Nyako, Silva and Wamakko |
There was deep anxiety yesterday ahead of tomorrow’s Supreme Court judgment on the tenure elongation case affecting five state governors.
In at least one of the states affected supporters of the governor were yesterday afternoon involved in strategy sessions on how to manage the Speaker of the State House of Assembly in the event of an unfavourable ruling.
Similarly opponents of the governors seeking re-election were also seeking how they could exploit any possible judgment against the governors to further their ambitions.
Ahead of tomorrow’s judgment four of the five governors who are in their first term and are seeking re-election had converged in Abuja an apparent indication of what sources said was increasing anxiety on the possible outcome of the case.
Governor Liyel Imoke of Cross River State who on Monday won the Peoples Democratic Party, PDP gubernatorial ticket to contest for a second term joined his colleagues Murtala Nyako, Adamawa; Timipire Sylva, Bayelsa and Aliyu Wamakko, Sokoto who had earlier arrived the federal capital ahead of the judgment.
The fifth governor involved in the tenure elongation case, Alhaji Ibrahim Idris of Kogi State is in his second term and would ordinarily not be seriously affected as he is expected to hand over to his successor in March.
The affected five governors were those whose tenures were truncated upon the decision of various Courts of Appeal that they did not win the 2007 gubernatorial election which first brought them into office. After winning the re-run election they subsequently obtained the approval of the courts that their tenure should run from the second inauguration after the 2007 election.

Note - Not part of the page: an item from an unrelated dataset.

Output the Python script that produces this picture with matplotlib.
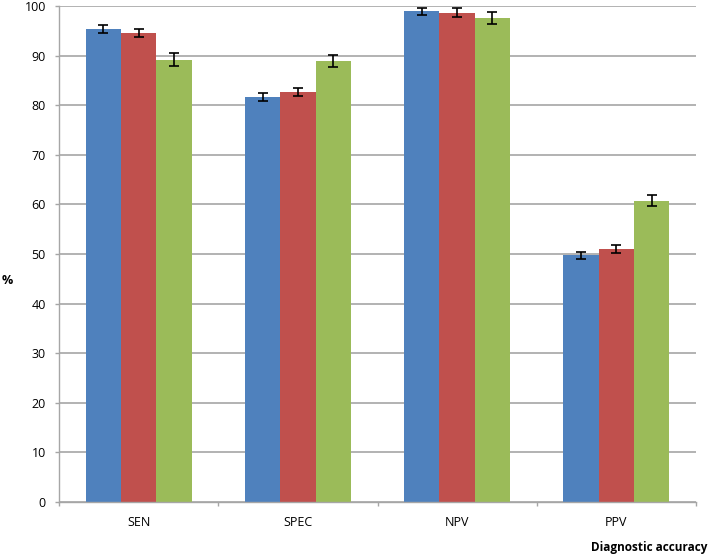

Imoke, Nyako and Wamakko have all picked the PDP gubernatorial ticket ahead of the rescheduled election coming up separately later this year. Governor Sylva is the only one of the affected governors excluded from a second term having been barred from participating in the PDP gubernatorial primaries last November. The governor is presently in court pressing his case that he was unjustly excluded in the contest.